While Henry and Papa were enjoying cheeseburgers at Culver’s, I put the lizard head together and affixed it and the tail to the body with more frosting. Returning from their guys’ lunch together, Henry was super excited to see what had been accomplished in the construction phase, and we set ourselves to work creating a cross-section of a tree for the lizard to climb. We stuck the lizardy-looking parts in the freezer again while we worked together to create tree rings and bark out of chocolate frosting.
Next came the hard part. Frosting the little guy. I made a batch of cream cheese buttercream frosting without chocolate. I reserved a little plain white, then tinted the remaining frosting in a few shades of green. We propped Mr. Basilisk on the log, then added legs and started frosting with a crumb coat of green. (Freezing the cake greatly helped keep the cut edges under control, as did using a frosting spreader dipped in warm water.) Once he was thoroughly crumb coated, we started piping on frosting, smoothing here, adding “scales” there, shoving bits of leftover cake and frosting into gaps, and chatting as we worked.

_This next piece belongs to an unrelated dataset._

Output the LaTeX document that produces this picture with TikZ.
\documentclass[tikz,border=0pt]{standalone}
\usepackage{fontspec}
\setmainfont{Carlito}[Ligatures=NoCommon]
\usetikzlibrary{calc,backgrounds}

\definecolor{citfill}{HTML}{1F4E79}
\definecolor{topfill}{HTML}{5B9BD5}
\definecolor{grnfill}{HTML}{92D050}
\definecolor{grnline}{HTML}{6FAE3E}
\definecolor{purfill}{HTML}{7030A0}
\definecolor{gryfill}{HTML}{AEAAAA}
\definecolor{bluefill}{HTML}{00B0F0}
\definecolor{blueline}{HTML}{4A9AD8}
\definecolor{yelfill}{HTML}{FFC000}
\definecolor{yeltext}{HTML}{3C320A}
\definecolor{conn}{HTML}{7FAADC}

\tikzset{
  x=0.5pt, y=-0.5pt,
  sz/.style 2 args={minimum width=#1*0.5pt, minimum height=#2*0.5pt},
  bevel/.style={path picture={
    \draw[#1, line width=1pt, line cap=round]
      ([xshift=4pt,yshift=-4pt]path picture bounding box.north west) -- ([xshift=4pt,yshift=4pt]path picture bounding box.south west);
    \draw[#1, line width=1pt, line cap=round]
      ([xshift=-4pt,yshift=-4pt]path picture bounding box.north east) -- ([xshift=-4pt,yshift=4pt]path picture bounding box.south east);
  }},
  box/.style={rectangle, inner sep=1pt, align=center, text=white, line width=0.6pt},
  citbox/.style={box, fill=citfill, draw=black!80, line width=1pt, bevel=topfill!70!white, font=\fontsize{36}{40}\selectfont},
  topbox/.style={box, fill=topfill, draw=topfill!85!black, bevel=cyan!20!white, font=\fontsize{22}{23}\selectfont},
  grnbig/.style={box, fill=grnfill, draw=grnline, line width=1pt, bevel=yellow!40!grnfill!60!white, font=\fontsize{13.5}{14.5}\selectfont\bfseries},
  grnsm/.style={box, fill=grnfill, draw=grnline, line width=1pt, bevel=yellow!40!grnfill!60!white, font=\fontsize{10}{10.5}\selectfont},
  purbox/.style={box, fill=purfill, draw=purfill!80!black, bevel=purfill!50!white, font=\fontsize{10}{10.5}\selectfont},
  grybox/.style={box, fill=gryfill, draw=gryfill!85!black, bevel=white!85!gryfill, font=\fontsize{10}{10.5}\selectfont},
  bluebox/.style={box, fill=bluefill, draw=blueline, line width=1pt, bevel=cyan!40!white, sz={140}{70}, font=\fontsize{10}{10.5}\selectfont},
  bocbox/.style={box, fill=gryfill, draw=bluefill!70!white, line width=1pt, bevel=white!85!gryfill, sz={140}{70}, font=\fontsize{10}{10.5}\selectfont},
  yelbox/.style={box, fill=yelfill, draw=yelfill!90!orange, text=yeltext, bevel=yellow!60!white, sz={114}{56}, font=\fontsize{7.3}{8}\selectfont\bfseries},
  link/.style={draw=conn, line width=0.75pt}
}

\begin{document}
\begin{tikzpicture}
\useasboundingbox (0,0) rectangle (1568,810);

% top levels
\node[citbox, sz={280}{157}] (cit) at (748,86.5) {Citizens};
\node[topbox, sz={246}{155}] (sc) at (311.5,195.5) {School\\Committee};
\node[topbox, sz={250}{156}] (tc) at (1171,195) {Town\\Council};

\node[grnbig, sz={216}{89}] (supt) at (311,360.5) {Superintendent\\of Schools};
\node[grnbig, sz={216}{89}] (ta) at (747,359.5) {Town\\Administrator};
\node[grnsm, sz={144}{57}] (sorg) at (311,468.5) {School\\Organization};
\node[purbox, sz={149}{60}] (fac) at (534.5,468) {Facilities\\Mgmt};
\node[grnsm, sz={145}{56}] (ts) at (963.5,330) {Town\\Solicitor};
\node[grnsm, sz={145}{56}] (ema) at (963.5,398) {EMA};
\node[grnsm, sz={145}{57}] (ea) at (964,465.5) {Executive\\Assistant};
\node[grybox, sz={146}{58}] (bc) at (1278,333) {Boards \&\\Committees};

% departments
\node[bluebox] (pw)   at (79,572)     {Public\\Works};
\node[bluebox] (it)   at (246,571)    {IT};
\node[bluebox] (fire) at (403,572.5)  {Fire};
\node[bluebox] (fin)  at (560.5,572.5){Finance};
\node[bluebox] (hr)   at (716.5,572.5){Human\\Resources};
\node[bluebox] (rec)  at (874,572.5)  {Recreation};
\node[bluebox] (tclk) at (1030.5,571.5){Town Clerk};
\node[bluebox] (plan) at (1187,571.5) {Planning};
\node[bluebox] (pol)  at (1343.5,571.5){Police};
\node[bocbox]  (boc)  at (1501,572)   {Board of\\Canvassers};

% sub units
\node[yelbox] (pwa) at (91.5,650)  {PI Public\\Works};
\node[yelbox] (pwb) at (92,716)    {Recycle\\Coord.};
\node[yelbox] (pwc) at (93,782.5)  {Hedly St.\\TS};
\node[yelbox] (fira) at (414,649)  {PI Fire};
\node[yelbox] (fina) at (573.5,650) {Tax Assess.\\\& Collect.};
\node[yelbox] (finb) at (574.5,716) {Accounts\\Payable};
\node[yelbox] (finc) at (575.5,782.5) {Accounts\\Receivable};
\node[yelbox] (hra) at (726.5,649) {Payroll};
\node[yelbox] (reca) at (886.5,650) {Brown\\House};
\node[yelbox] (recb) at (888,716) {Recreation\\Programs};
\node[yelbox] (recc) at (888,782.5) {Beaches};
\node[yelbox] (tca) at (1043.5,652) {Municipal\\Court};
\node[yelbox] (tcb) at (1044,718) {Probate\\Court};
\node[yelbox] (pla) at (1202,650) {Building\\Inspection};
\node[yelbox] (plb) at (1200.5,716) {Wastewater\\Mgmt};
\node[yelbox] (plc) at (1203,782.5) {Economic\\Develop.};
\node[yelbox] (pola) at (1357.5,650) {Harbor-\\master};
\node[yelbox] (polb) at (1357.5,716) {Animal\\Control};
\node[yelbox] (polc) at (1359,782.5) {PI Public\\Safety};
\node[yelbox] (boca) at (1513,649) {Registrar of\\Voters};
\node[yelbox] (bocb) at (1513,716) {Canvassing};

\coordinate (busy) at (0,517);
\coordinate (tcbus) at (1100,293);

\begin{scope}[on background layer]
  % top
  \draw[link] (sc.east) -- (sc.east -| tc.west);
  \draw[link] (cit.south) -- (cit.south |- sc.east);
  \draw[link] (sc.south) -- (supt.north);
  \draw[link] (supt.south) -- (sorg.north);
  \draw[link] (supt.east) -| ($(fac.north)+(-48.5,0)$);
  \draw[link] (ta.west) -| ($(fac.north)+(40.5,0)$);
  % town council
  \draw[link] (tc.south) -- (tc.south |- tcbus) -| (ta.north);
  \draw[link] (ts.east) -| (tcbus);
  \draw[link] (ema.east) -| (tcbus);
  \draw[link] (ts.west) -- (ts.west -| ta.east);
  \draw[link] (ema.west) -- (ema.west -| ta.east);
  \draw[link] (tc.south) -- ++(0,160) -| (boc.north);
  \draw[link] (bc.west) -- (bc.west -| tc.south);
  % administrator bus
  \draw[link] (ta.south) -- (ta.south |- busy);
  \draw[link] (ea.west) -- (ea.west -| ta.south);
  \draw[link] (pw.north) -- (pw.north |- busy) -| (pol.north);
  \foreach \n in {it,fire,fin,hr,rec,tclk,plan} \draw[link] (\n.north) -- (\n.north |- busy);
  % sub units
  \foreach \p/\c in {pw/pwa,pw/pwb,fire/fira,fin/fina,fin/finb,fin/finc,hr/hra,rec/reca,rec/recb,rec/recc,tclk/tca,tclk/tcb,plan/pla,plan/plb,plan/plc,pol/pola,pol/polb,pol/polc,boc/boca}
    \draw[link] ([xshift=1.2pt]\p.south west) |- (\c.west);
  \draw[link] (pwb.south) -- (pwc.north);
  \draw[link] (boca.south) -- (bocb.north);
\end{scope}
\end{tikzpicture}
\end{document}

Henry added the orange M&M eyes and was happy with how it looked. Basilisks also have white dots that run down their sides. Henry carefully added white chocolate chips for the bigger dots and then and dotted white cupcake sprinkles in just the right places to make the little ones.
While he worked on those details (and snitched a few white chocolate chips), I melted some of the white chocolate, then tinted part of it green and part of it orange (took a little artistic liberty on that color). I piped this onto wax paper to create the arched fin-like crest that continues along its back and tail. After the melted chocolate hardened off on my chilly back porch, we peeled it off of the wax paper and added those fun details to his birthday cake.
The birthday boy’s eyes lit up. He had one word to describe our creation.
That’s the same word I used to describe my day with the birthday boy.